Cela représente un « retour » à un ancien ensemble de valeurs – une religiosité silencieuse ; un « retour » vers un être à nouveau « dans le monde et faisant partie du monde ». C’est un ensemble de valeurs qui n’a en fait pas changé (même s’il a été revêtu du christianisme), avec ses mythes fondateurs, et la notion d’ordre cosmique (Maât) tourbillonnant encore dans les profondeurs de l’inconscient collectif. Bien sûr, « l’Ancien » ne peut pas être un retour intégral sur ce qu’il fut. Ce ne peut être la simple restauration de ce qui était autrefois. Il faut le concevoir comme si une « nouvelle jeunesse » renaissait, – l’éternel retour – de notre propre décomposition.

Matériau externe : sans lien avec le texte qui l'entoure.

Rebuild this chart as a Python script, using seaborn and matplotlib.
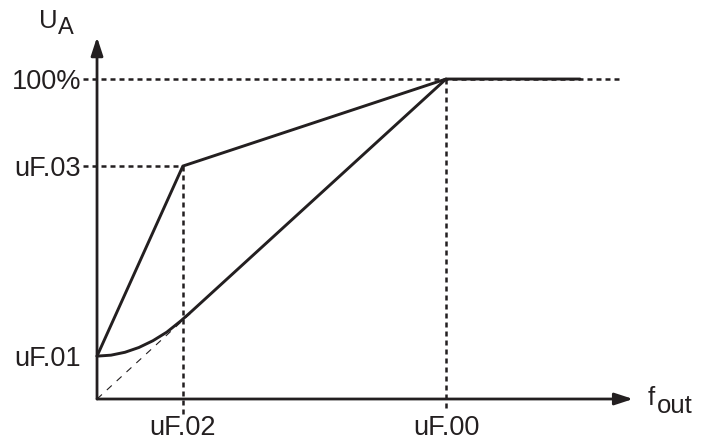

Henri Corbin, cet érudit de l’Islam, ayant noté en Iran un panneau arrière en bois d’un placard sur lequel des silhouettes de vases de formes diverses étaient découpées, a suggéré que, comme pour ces vases dont les formes solides n’existaient plus, l’espace qu’ils occupaient autrefois existe toujours – ne serait-ce que sous la forme d’un vide délimité par un contour. De même, les anciennes notions et valeurs ont-elles ainsi laissé leur trace. Et c’est peut-être ce qui pousse les élites globalistes à leurs tentatives d’intervention radicale. En plusieurs siècles, le vaste mouvement des Lumières avait brisé le bref retour du monde antique en Europe, connu sous le nom de Renaissance. Désormais, la vulnérabilité a changé de côté et c’est le monde des élites d’aujourd’hui qui implose. Ce qui avait été diagnostiqué comme définitivement vaincu, au-delà de tout rétablissement possible, resurgit prudemment des ruines de notre « monde nouveau ». La roue du Temps tourne et revient à son segment initial. Tout cela pourrait très mal se passer, – le mode de pensée linéaire imposé à l’Occident a une propension irrésistible au totalitarisme. Nous verrons.

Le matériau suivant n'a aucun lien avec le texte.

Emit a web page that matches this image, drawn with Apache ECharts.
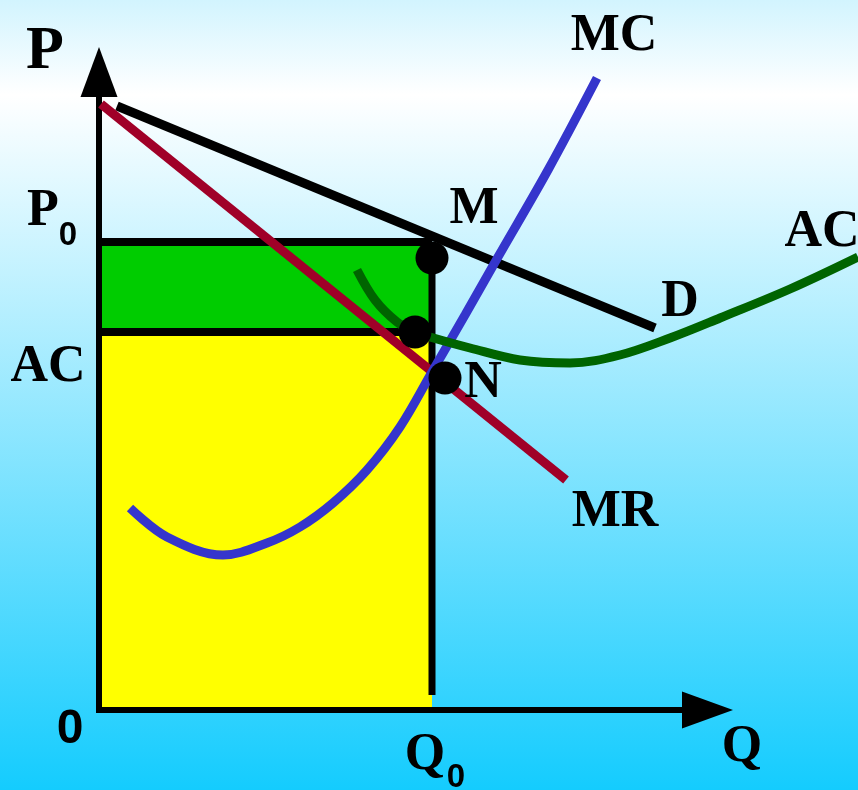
<!DOCTYPE html>
<html>
<head>
<meta charset="utf-8">
<script src="https://cdn.jsdelivr.net/npm/echarts@6/dist/echarts.min.js"></script>
<style>
  html, body { margin: 0; padding: 0; }
  body {
    width: 858px; height: 790px; overflow: hidden;
    background: linear-gradient(to bottom, #d2f4fe 0%, #ffffff 12%, #14ccfe 100%);
  }
  #chart { width: 858px; height: 790px; }
</style>
</head>
<body>
<div id="chart"></div>
<script>
// quantity on x, price on y (one unit = 10 px of the original drawing)
const Q0 = 33.3;
const P0 = 46.8;
const AC0 = 37.8;
const Q0LineBottom = 1.5;

const axisTopQ = [0, 0];
const axisTopP = [-0.3, 61.3];
const axisRightQ = [-0.3, 58.3];
const axisRightP = [0, 0];
const arrowTipQ = [0, 63.4];
const arrowTipP = [66.3, 0];

const demandQ = [1.8, 55.6];
const demandP = [60.4, 38.2];

const mrQ = [0.2, 46.7];
const mrP = [60.6, 23.0];

const mcQ = [3.1, 6.8, 12.4, 16.8, 20.1, 23.4, 26.8, 30.1, 33.3, 36.6, 39.9, 44.9, 49.8];
const mcP = [20.2, 17.3, 15.5, 16.7, 18.3, 20.7, 24.0, 28.3, 33.8, 39.5, 45.3, 54.0, 63.2];

const acQ = [25.8, 27.6, 29.8, 31.6, 33.1, 37.1, 42.1, 47.1, 52.1, 57.1, 62.1, 69.1, 75.9];
const acP = [44.0, 41.0, 38.8, 37.8, 37.3, 36.2, 35.0, 34.7, 35.5, 37.2, 39.2, 42.1, 45.3];

const pointQ = [33.3, 31.6, 34.6];
const pointP = [45.2, 37.8, 33.2];

const labelText = ['P', 'P', '0', 'AC', '0', 'Q', '0', 'Q', 'MC', 'M', 'D', 'AC', 'N', 'MR'];
const labelQ = [-5.4, -5.6, -3.1, -5.1, -2.9, 32.6, 35.7, 64.3, 51.5, 37.5, 58.1, 72.3, 38.4, 51.6];
const labelP = [65.8, 49.8, 47.4, 34.2, -2.0, -4.6, -6.8, -3.8, 67.3, 50.0, 40.7, 47.7, 32.6, 19.7];
const labelKind = ['big', 'serif', 'sub', 'serif', 'sans', 'serif', 'sub', 'serif', 'serif', 'serif', 'serif', 'serif', 'serif', 'serif'];

const zip = (xs, ys) => xs.map((x, i) => [x, ys[i]]);

const fonts = {
  big: { fontFamily: 'Liberation Serif', fontWeight: 'bold', fontSize: 62 },
  serif: { fontFamily: 'Liberation Serif', fontWeight: 'bold', fontSize: 52 },
  sans: { fontFamily: 'Liberation Sans', fontWeight: 'bold', fontSize: 48 },
  sub: { fontFamily: 'Liberation Sans', fontWeight: 'bold', fontSize: 33 }
};

const chart = echarts.init(document.getElementById('chart'));

const lineSeries = (data, color, width, smooth, z) => ({
  type: 'line',
  data: data,
  symbol: 'none',
  smooth: smooth,
  lineStyle: { color: color, width: width, cap: 'butt' },
  silent: true,
  z: z
});

const option = {
  backgroundColor: 'transparent',
  animation: false,
  grid: { left: 0, right: 0, top: 0, bottom: 0 },
  xAxis: { type: 'value', min: -9.9, max: 75.9, show: false },
  yAxis: { type: 'value', min: -8, max: 71, show: false },
  series: [
    // profit / cost rectangles
    {
      type: 'custom',
      data: [[0, 0, Q0, AC0, 0], [0, AC0, Q0, P0, 1]],
      z: 1,
      renderItem: (params, api) => {
        const a = api.coord([api.value(0), api.value(3)]);
        const b = api.coord([api.value(2), api.value(1)]);
        return {
          type: 'rect',
          shape: { x: a[0], y: a[1], width: b[0] - a[0], height: b[1] - a[1] },
          style: { fill: api.value(4) === 0 ? '#ffff00' : '#00cc00' }
        };
      }
    },
    lineSeries([[0, P0], [Q0, P0]], '#000', 8, false, 2),
    lineSeries([[0, AC0], [Q0, AC0]], '#000', 8, false, 2),
    lineSeries([[Q0, P0], [Q0, Q0LineBottom]], '#000', 7, false, 2),
    lineSeries(zip(axisTopQ, axisTopP), '#000', 6, false, 3),
    lineSeries(zip(axisRightQ, axisRightP), '#000', 6, false, 3),
    // arrow heads
    {
      type: 'custom',
      data: [[arrowTipQ[0], arrowTipP[0], 0], [arrowTipQ[1], arrowTipP[1], 1]],
      z: 3,
      renderItem: (params, api) => {
        const p = api.coord([api.value(0), api.value(1)]);
        const pts = api.value(2) === 0
          ? [[p[0], p[1]], [p[0] - 18.5, p[1] + 50], [p[0] + 18.5, p[1] + 50]]
          : [[p[0], p[1]], [p[0] - 51, p[1] - 18.5], [p[0] - 51, p[1] + 18.5]];
        return { type: 'polygon', shape: { points: pts }, style: { fill: '#000' } };
      }
    },
    lineSeries(zip(demandQ, demandP), '#000', 9, false, 4),
    lineSeries(zip(mrQ, mrP), '#a00028', 9, false, 5),
    lineSeries(zip(mcQ, mcP), '#3535cc', 9, 0.35, 6),
    lineSeries(zip(acQ, acP), '#006400', 9, 0.35, 7),
    {
      type: 'scatter',
      data: zip(pointQ, pointP),
      symbolSize: 33,
      itemStyle: { color: '#000', opacity: 1 },
      silent: true,
      z: 8
    },
    // text labels
    {
      type: 'custom',
      data: labelText.map((t, i) => [labelQ[i], labelP[i], i]),
      z: 9,
      renderItem: (params, api) => {
        const i = api.value(2);
        const p = api.coord([api.value(0), api.value(1)]);
        return {
          type: 'text',
          x: p[0],
          y: p[1],
          style: Object.assign({
            text: labelText[i],
            fill: '#000',
            align: 'center',
            verticalAlign: 'middle'
          }, fonts[labelKind[i]])
        };
      }
    }
  ]
};

chart.setOption(option);
</script>
</body>
</html>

La vague des Lumières avait pulvérisé les vieilles croyances, exposant tout ce qui était Delphique et insondable à l’impitoyable observation du scepticisme radical, en provoquant de terribles tensions psychiques (plus de 10 000 Européens ont été brûlés vifs pendant l’hystérie des grandes chasses aux sorcières) ; mais aujourd’hui, nous avons une vague de cet inépuisable « autre chose » sortant des profondeurs de la psyché humaine pour se précipiter sur les roches de la certitude de soi des Lumières. Les tensions et l’hystérie se succèdent de la même manière.

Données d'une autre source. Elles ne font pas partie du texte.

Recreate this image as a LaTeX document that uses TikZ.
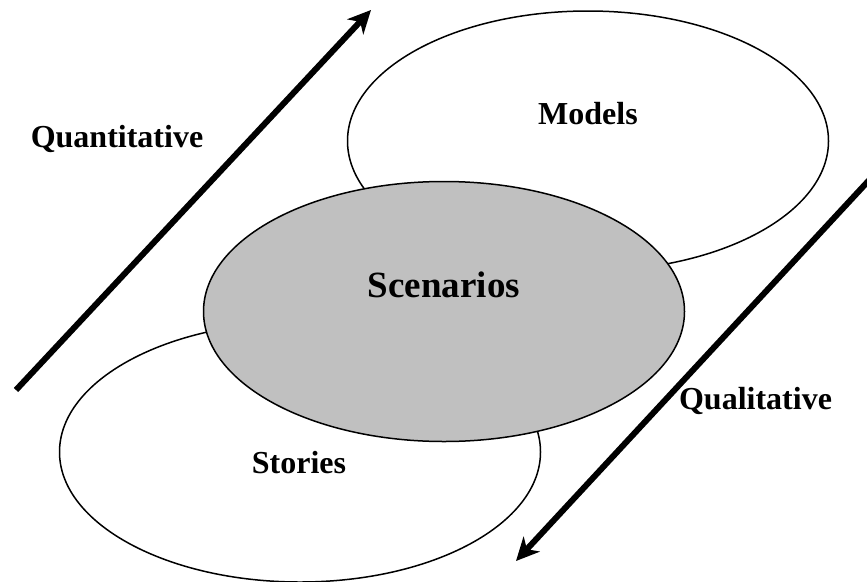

Ce « retour » rend littéralement fous les hommes et les femmes – jusqu’à risquer une guerre catastrophique plutôt que de renoncer au mythe de la Destinée Manifeste de l’Amérique, ou même de reconnaître les failles de leur façon radicalement disjonctive de concevoir un monde qui doit être forcé à se couler dans l’une ou l’autre forme d’une mythique convergence globale.